++++ Exercise data
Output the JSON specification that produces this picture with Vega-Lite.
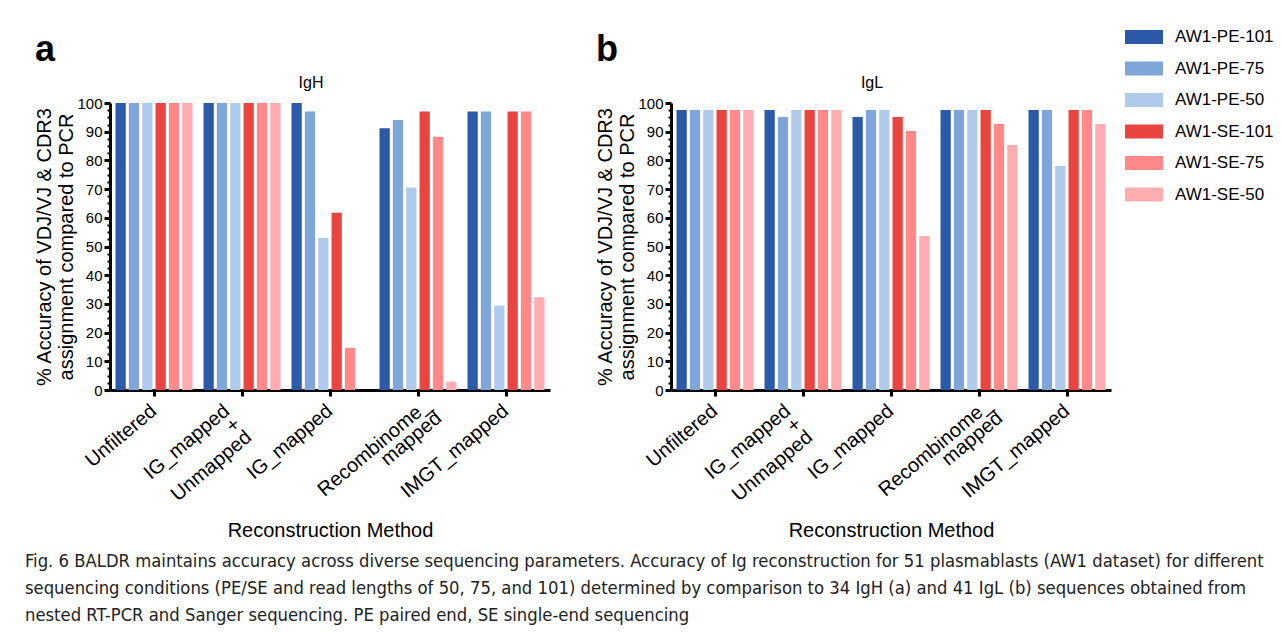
{
  "$schema": "https://vega.github.io/schema/vega-lite/v6.json",
  "background": "white",
  "padding": {"left": 24, "top": 18, "right": 0, "bottom": 0},
  "config": {
    "font": "Liberation Sans",
    "view": {"stroke": null},
    "axis": {"grid": false, "domainColor": "black", "tickColor": "black", "labelColor": "black", "titleColor": "black", "titleFontWeight": "normal"}
  },
  "title": {
    "text": [
      "Fig. 6 BALDR maintains accuracy across diverse sequencing parameters. Accuracy of Ig reconstruction for 51 plasmablasts (AW1 dataset) for different",
      "sequencing conditions (PE/SE and read lengths of 50, 75, and 101) determined by comparison to 34 IgH (a) and 41 IgL (b) sequences obtained from",
      "nested RT-PCR and Sanger sequencing. PE paired end, SE single-end sequencing"
    ],
    "orient": "bottom",
    "anchor": "start",
    "font": "DejaVu Sans Condensed, sans-serif",
    "fontSize": 18.3,
    "fontWeight": "normal",
    "color": "#222222",
    "lineHeight": 27,
    "offset": 12,
    "dx": -10
  },
  "datasets": {
    "igh": [
      {"method": "Unfiltered", "series": "AW1-PE-101", "value": 100},
      {"method": "Unfiltered", "series": "AW1-PE-75", "value": 100},
      {"method": "Unfiltered", "series": "AW1-PE-50", "value": 100},
      {"method": "Unfiltered", "series": "AW1-SE-101", "value": 100},
      {"method": "Unfiltered", "series": "AW1-SE-75", "value": 100},
      {"method": "Unfiltered", "series": "AW1-SE-50", "value": 100},
      {"method": "IG_mapped + Unmapped", "series": "AW1-PE-101", "value": 100},
      {"method": "IG_mapped + Unmapped", "series": "AW1-PE-75", "value": 100},
      {"method": "IG_mapped + Unmapped", "series": "AW1-PE-50", "value": 100},
      {"method": "IG_mapped + Unmapped", "series": "AW1-SE-101", "value": 100},
      {"method": "IG_mapped + Unmapped", "series": "AW1-SE-75", "value": 100},
      {"method": "IG_mapped + Unmapped", "series": "AW1-SE-50", "value": 100},
      {"method": "IG_mapped", "series": "AW1-PE-101", "value": 100},
      {"method": "IG_mapped", "series": "AW1-PE-75", "value": 97.06},
      {"method": "IG_mapped", "series": "AW1-PE-50", "value": 52.94},
      {"method": "IG_mapped", "series": "AW1-SE-101", "value": 61.76},
      {"method": "IG_mapped", "series": "AW1-SE-75", "value": 14.71},
      {"method": "IG_mapped", "series": "AW1-SE-50", "value": 0},
      {"method": "Recombinome_mapped", "series": "AW1-PE-101", "value": 91.18},
      {"method": "Recombinome_mapped", "series": "AW1-PE-75", "value": 94.12},
      {"method": "Recombinome_mapped", "series": "AW1-PE-50", "value": 70.59},
      {"method": "Recombinome_mapped", "series": "AW1-SE-101", "value": 97.06},
      {"method": "Recombinome_mapped", "series": "AW1-SE-75", "value": 88.24},
      {"method": "Recombinome_mapped", "series": "AW1-SE-50", "value": 2.94},
      {"method": "IMGT_mapped", "series": "AW1-PE-101", "value": 97.06},
      {"method": "IMGT_mapped", "series": "AW1-PE-75", "value": 97.06},
      {"method": "IMGT_mapped", "series": "AW1-PE-50", "value": 29.41},
      {"method": "IMGT_mapped", "series": "AW1-SE-101", "value": 97.06},
      {"method": "IMGT_mapped", "series": "AW1-SE-75", "value": 97.06},
      {"method": "IMGT_mapped", "series": "AW1-SE-50", "value": 32.35}
    ],
    "igl": [
      {"method": "Unfiltered", "series": "AW1-PE-101", "value": 97.56},
      {"method": "Unfiltered", "series": "AW1-PE-75", "value": 97.56},
      {"method": "Unfiltered", "series": "AW1-PE-50", "value": 97.56},
      {"method": "Unfiltered", "series": "AW1-SE-101", "value": 97.56},
      {"method": "Unfiltered", "series": "AW1-SE-75", "value": 97.56},
      {"method": "Unfiltered", "series": "AW1-SE-50", "value": 97.56},
      {"method": "IG_mapped + Unmapped", "series": "AW1-PE-101", "value": 97.56},
      {"method": "IG_mapped + Unmapped", "series": "AW1-PE-75", "value": 95.12},
      {"method": "IG_mapped + Unmapped", "series": "AW1-PE-50", "value": 97.56},
      {"method": "IG_mapped + Unmapped", "series": "AW1-SE-101", "value": 97.56},
      {"method": "IG_mapped + Unmapped", "series": "AW1-SE-75", "value": 97.56},
      {"method": "IG_mapped + Unmapped", "series": "AW1-SE-50", "value": 97.56},
      {"method": "IG_mapped", "series": "AW1-PE-101", "value": 95.12},
      {"method": "IG_mapped", "series": "AW1-PE-75", "value": 97.56},
      {"method": "IG_mapped", "series": "AW1-PE-50", "value": 97.56},
      {"method": "IG_mapped", "series": "AW1-SE-101", "value": 95.12},
      {"method": "IG_mapped", "series": "AW1-SE-75", "value": 90.24},
      {"method": "IG_mapped", "series": "AW1-SE-50", "value": 53.66},
      {"method": "Recombinome_mapped", "series": "AW1-PE-101", "value": 97.56},
      {"method": "Recombinome_mapped", "series": "AW1-PE-75", "value": 97.56},
      {"method": "Recombinome_mapped", "series": "AW1-PE-50", "value": 97.56},
      {"method": "Recombinome_mapped", "series": "AW1-SE-101", "value": 97.56},
      {"method": "Recombinome_mapped", "series": "AW1-SE-75", "value": 92.68},
      {"method": "Recombinome_mapped", "series": "AW1-SE-50", "value": 85.37},
      {"method": "IMGT_mapped", "series": "AW1-PE-101", "value": 97.56},
      {"method": "IMGT_mapped", "series": "AW1-PE-75", "value": 97.56},
      {"method": "IMGT_mapped", "series": "AW1-PE-50", "value": 78.05},
      {"method": "IMGT_mapped", "series": "AW1-SE-101", "value": 97.56},
      {"method": "IMGT_mapped", "series": "AW1-SE-75", "value": 97.56},
      {"method": "IMGT_mapped", "series": "AW1-SE-50", "value": 92.68}
    ]
  },
  "spacing": 45,
  "hconcat": [
    {
      "title": {"text": "a", "anchor": "start", "fontSize": 36, "fontWeight": "bold", "color": "black", "offset": 6},
      "vconcat": [
        {
          "width": 440,
          "height": 287,
          "title": {"text": "IgH", "fontSize": 16, "fontWeight": "normal", "color": "black", "offset": 5, "dx": -19},
          "data": {"name": "igh"},
          "resolve": {"axis": {"y": "independent"}},
          "layer": [
            {
              "mark": {"type": "bar"},
              "encoding": {
                "x": {
                  "field": "method", "type": "nominal",
                  "sort": ["Unfiltered", "IG_mapped + Unmapped", "IG_mapped", "Recombinome_mapped", "IMGT_mapped"],
                  "scale": {"paddingInner": 0.125, "paddingOuter": 0.0625},
                  "axis": {
                    "title": "Reconstruction Method", "titleFontSize": 20, "titlePadding": 8,
                    "labelExpr": "datum.label == 'IG_mapped + Unmapped' ? ['IG_mapped', '+\u00a0\u00a0\u00a0\u00a0\u00a0\u00a0\u00a0\u00a0\u00a0\u00a0', 'Unmapped\u00a0'] : datum.label == 'Recombinome_mapped' ? ['Recombinome_', 'mapped\u00a0\u00a0\u00a0\u00a0\u00a0\u00a0\u00a0\u00a0\u00a0\u00a0\u00a0\u00a0\u00a0'] : datum.label",
                    "labelAngle": -40, "labelAlign": "right", "labelBaseline": "middle",
                    "labelFontSize": 20, "labelLineHeight": 17,
                    "labelPadding": {"condition": {"test": "datum.value === 'Recombinome_mapped'", "value": 6}, "value": 12},
                    "labelOffset": {"condition": [{"test": "datum.value === 'IG_mapped + Unmapped'", "value": -15}, {"test": "datum.value === 'Recombinome_mapped'", "value": 10}], "value": 0},
                    "domainWidth": 3, "tickWidth": 3, "tickSize": 6
                  }
                },
                "xOffset": {
                  "field": "series", "type": "nominal",
                  "sort": ["AW1-PE-101", "AW1-PE-75", "AW1-PE-50", "AW1-SE-101", "AW1-SE-75", "AW1-SE-50"],
                  "scale": {"paddingInner": 0.23, "paddingOuter": 0}
                },
                "y": {
                  "field": "value", "type": "quantitative",
                  "scale": {"domain": [0, 100], "nice": false},
                  "axis": {
                    "orient": "left",
                    "title": ["% Accuracy of VDJ/VJ & CDR3", "assignment compared to PCR"],
                    "titleFontSize": 20, "titleLineHeight": 22, "titlePadding": 0,
                    "values": [0, 10, 20, 30, 40, 50, 60, 70, 80, 90, 100],
                    "labelFontSize": 15, "labelPadding": 2,
                    "domainWidth": 3, "tickWidth": 3, "tickSize": 6
                  }
                },
                "color": {
                  "field": "series", "type": "nominal",
                  "scale": {
                    "domain": ["AW1-PE-101", "AW1-PE-75", "AW1-PE-50", "AW1-SE-101", "AW1-SE-75", "AW1-SE-50"],
                    "range": ["#2c5aa9", "#7ea6d8", "#b0caeb", "#e9443f", "#ff8888", "#ffadb1"]
                  },
                  "legend": {
                    "title": null, "orient": "none", "legendX": 1015, "legendY": -85,
                    "labelFontSize": 17, "labelColor": "black", "labelOffset": 12,
                    "symbolType": "M-1,-0.37H1V0.37H-1Z", "symbolSize": 1444,
                    "symbolStrokeWidth": 0, "symbolOpacity": 1,
                    "rowPadding": 4.5
                  }
                }
              }
            },
            {
              "mark": {"type": "point", "opacity": 0},
              "encoding": {
                "y": {
                  "field": "value", "type": "quantitative",
                  "axis": {
                    "orient": "left", "title": null, "labels": false, "domain": false,
                    "values": [2.5, 5, 7.5, 12.5, 15, 17.5, 22.5, 25, 27.5, 32.5, 35, 37.5, 42.5, 45, 47.5, 52.5, 55, 57.5, 62.5, 65, 67.5, 72.5, 75, 77.5, 82.5, 85, 87.5, 92.5, 95, 97.5],
                    "tickWidth": 2, "tickSize": 3
                  }
                }
              }
            }
          ]
        }
      ]
    },
    {
      "title": {"text": "b", "anchor": "start", "fontSize": 36, "fontWeight": "bold", "color": "black", "offset": 6},
      "vconcat": [
        {
          "width": 440,
          "height": 287,
          "title": {"text": "IgL", "fontSize": 16, "fontWeight": "normal", "color": "black", "offset": 5, "dx": -19},
          "data": {"name": "igl"},
          "resolve": {"axis": {"y": "independent"}},
          "layer": [
            {
              "mark": {"type": "bar"},
              "encoding": {
                "x": {
                  "field": "method", "type": "nominal",
                  "sort": ["Unfiltered", "IG_mapped + Unmapped", "IG_mapped", "Recombinome_mapped", "IMGT_mapped"],
                  "scale": {"paddingInner": 0.125, "paddingOuter": 0.0625},
                  "axis": {
                    "title": "Reconstruction Method", "titleFontSize": 20, "titlePadding": 8,
                    "labelExpr": "datum.label == 'IG_mapped + Unmapped' ? ['IG_mapped', '+\u00a0\u00a0\u00a0\u00a0\u00a0\u00a0\u00a0\u00a0\u00a0\u00a0', 'Unmapped\u00a0'] : datum.label == 'Recombinome_mapped' ? ['Recombinome_', 'mapped\u00a0\u00a0\u00a0\u00a0\u00a0\u00a0\u00a0\u00a0\u00a0\u00a0\u00a0\u00a0\u00a0'] : datum.label",
                    "labelAngle": -40, "labelAlign": "right", "labelBaseline": "middle",
                    "labelFontSize": 20, "labelLineHeight": 17,
                    "labelPadding": {"condition": {"test": "datum.value === 'Recombinome_mapped'", "value": 6}, "value": 12},
                    "labelOffset": {"condition": [{"test": "datum.value === 'IG_mapped + Unmapped'", "value": -15}, {"test": "datum.value === 'Recombinome_mapped'", "value": 10}], "value": 0},
                    "domainWidth": 3, "tickWidth": 3, "tickSize": 6
                  }
                },
                "xOffset": {
                  "field": "series", "type": "nominal",
                  "sort": ["AW1-PE-101", "AW1-PE-75", "AW1-PE-50", "AW1-SE-101", "AW1-SE-75", "AW1-SE-50"],
                  "scale": {"paddingInner": 0.23, "paddingOuter": 0}
                },
                "y": {
                  "field": "value", "type": "quantitative",
                  "scale": {"domain": [0, 100], "nice": false},
                  "axis": {
                    "orient": "left",
                    "title": ["% Accuracy of VDJ/VJ & CDR3", "assignment compared to PCR"],
                    "titleFontSize": 20, "titleLineHeight": 22, "titlePadding": 0,
                    "values": [0, 10, 20, 30, 40, 50, 60, 70, 80, 90, 100],
                    "labelFontSize": 15, "labelPadding": 2,
                    "domainWidth": 3, "tickWidth": 3, "tickSize": 6
                  }
                },
                "color": {
                  "field": "series", "type": "nominal",
                  "scale": {
                    "domain": ["AW1-PE-101", "AW1-PE-75", "AW1-PE-50", "AW1-SE-101", "AW1-SE-75", "AW1-SE-50"],
                    "range": ["#2c5aa9", "#7ea6d8", "#b0caeb", "#e9443f", "#ff8888", "#ffadb1"]
                  },
                  "legend": null
                }
              }
            },
            {
              "mark": {"type": "point", "opacity": 0},
              "encoding": {
                "y": {
                  "field": "value", "type": "quantitative",
                  "axis": {
                    "orient": "left", "title": null, "labels": false, "domain": false,
                    "values": [2.5, 5, 7.5, 12.5, 15, 17.5, 22.5, 25, 27.5, 32.5, 35, 37.5, 42.5, 45, 47.5, 52.5, 55, 57.5, 62.5, 65, 67.5, 72.5, 75, 77.5, 82.5, 85, 87.5, 92.5, 95, 97.5],
                    "tickWidth": 2, "tickSize": 3
                  }
                }
              }
            }
          ]
        }
      ]
    }
  ]
}
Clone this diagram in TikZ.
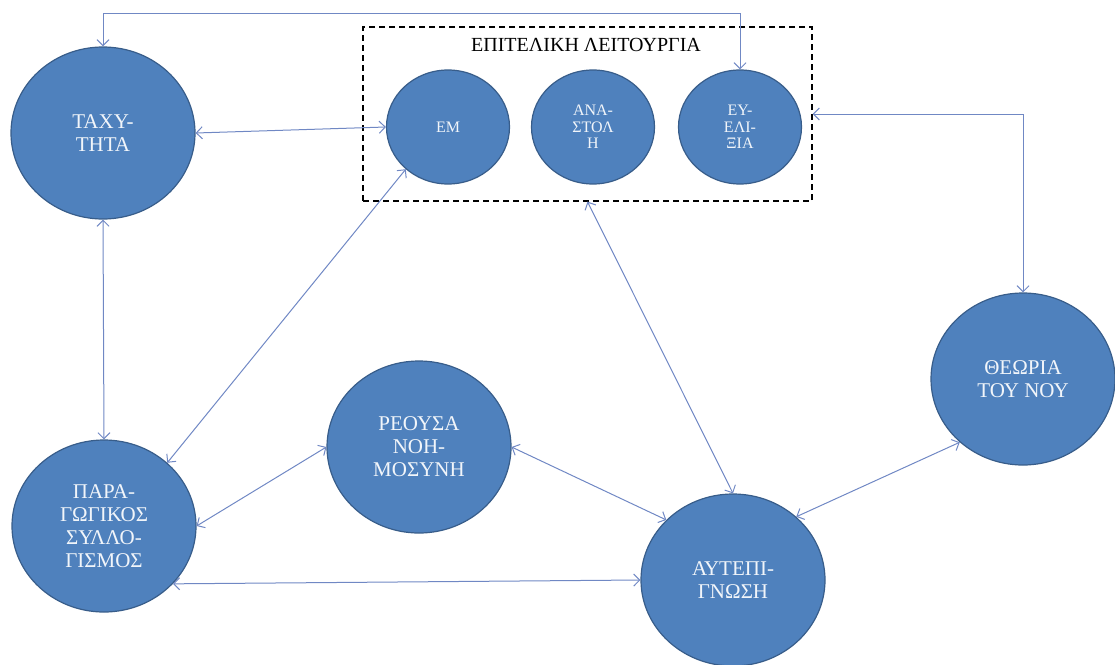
\documentclass[tikz,border=0pt]{standalone}
\usepackage{fontspec}
\setmainfont{Liberation Serif}
\usetikzlibrary{shapes.geometric,arrows.meta}
\definecolor{nodefill}{HTML}{4F81BD}
\definecolor{nodeline}{HTML}{385D8A}
\definecolor{linkcol}{RGB}{112,136,196}
\begin{document}
\begin{tikzpicture}[x=1pt, y=-1pt]
			\tikzstyle{big}  = [ellipse, minimum width=184pt, minimum height=172pt, inner sep=0pt, draw=nodeline, line width=1.2pt, fill=nodefill, text=white!92!nodefill, align=center, font=\fontsize{21}{23}\selectfont]
			\tikzstyle{small} = [big, minimum width=123pt, minimum height=114pt, font=\fontsize{16}{16.5}\selectfont]
			\tikzstyle{link} = [draw=linkcol, line width=1pt, {Straight Barb[length=6pt,width=12pt]}-{Straight Barb[length=6pt,width=12pt]}]

			\useasboundingbox (0,0) rectangle (1115,664);

			% executive function box
			\node[draw, dashed, dash pattern=on 6pt off 4pt, line width=1.3pt, minimum width=449pt, minimum height=174pt, inner sep=0pt] (exec) at (587.5,114) {};
			\node[font=\fontsize{20}{22}\selectfont] (title) at (586,45) {ΕΠΙΤΕΛΙΚΗ ΛΕΙΤΟΥΡΓΙΑ};

			\foreach \name/\x/\y/\txt in {tax/103/133/ΤΑΧΥ-\\ΤΗΤΑ, par/104/526/ΠΑΡΑ-\\ΓΩΓΙΚΟΣ\\ΣΥΛΛΟ-\\ΓΙΣΜΟΣ, reo/419/447/ΡΕΟΥΣΑ\\ΝΟΗ-\\ΜΟΣΥΝΗ, aut/733/580/ΑΥΤΕΠΙ-\\ΓΝΩΣΗ, the/1023/379/ΘΕΩΡΙΑ\\ΤΟΥ ΝΟΥ}
				\node[big] (\name) at (\x, \y) {\txt};

			\foreach \name/\x/\txt in {em/448/ΕΜ, ana/593/ΑΝΑ-\\ΣΤΟΛ\\Η, eve/740/ΕΥ-\\ΕΛΙ-\\ΞΙΑ}
				\node[small] (\name) at (\x, 127) {\txt};

			\coordinate (top) at (0,13);

			\foreach \from/\to in {tax.east/em.west, tax.south/par.north, em.225/par.45, par.east/reo.west, reo.east/aut.138, par.320/aut.west, exec.south/aut.north, the.225/aut.45}
				\path[link] (\from) -- (\to);

			\path[link] (tax.north) -- (tax.north |- top) -| (eve.north);
			\path[link] (exec.east) -| (the.north);

		\end{tikzpicture}
\end{document}
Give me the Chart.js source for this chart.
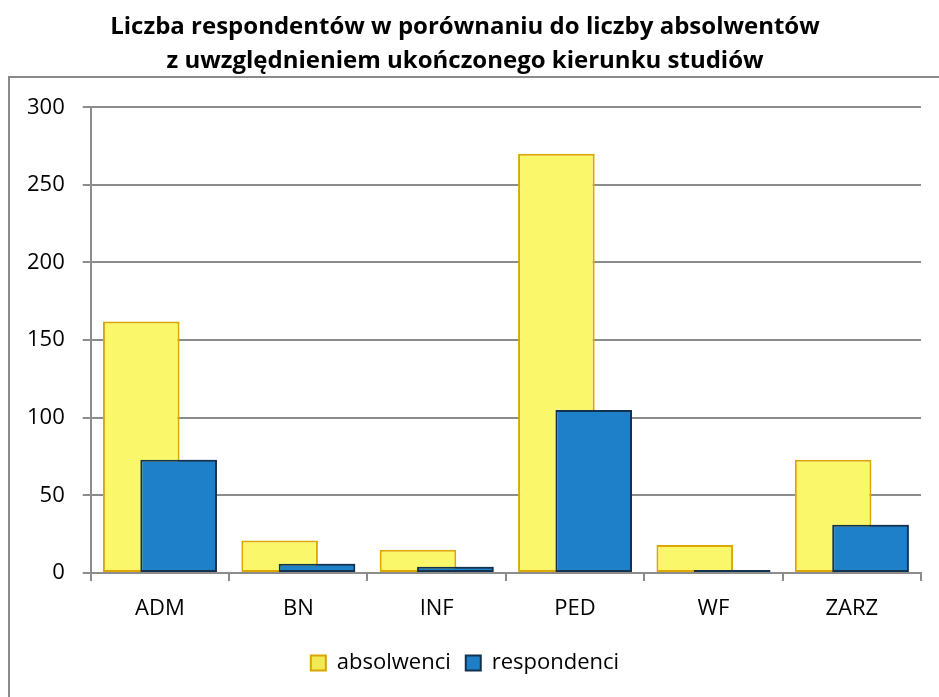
++++++++
### Instruction:
Find every line in the records that has the string "this", then state how many there are and nothing else.

### Expected answer:
3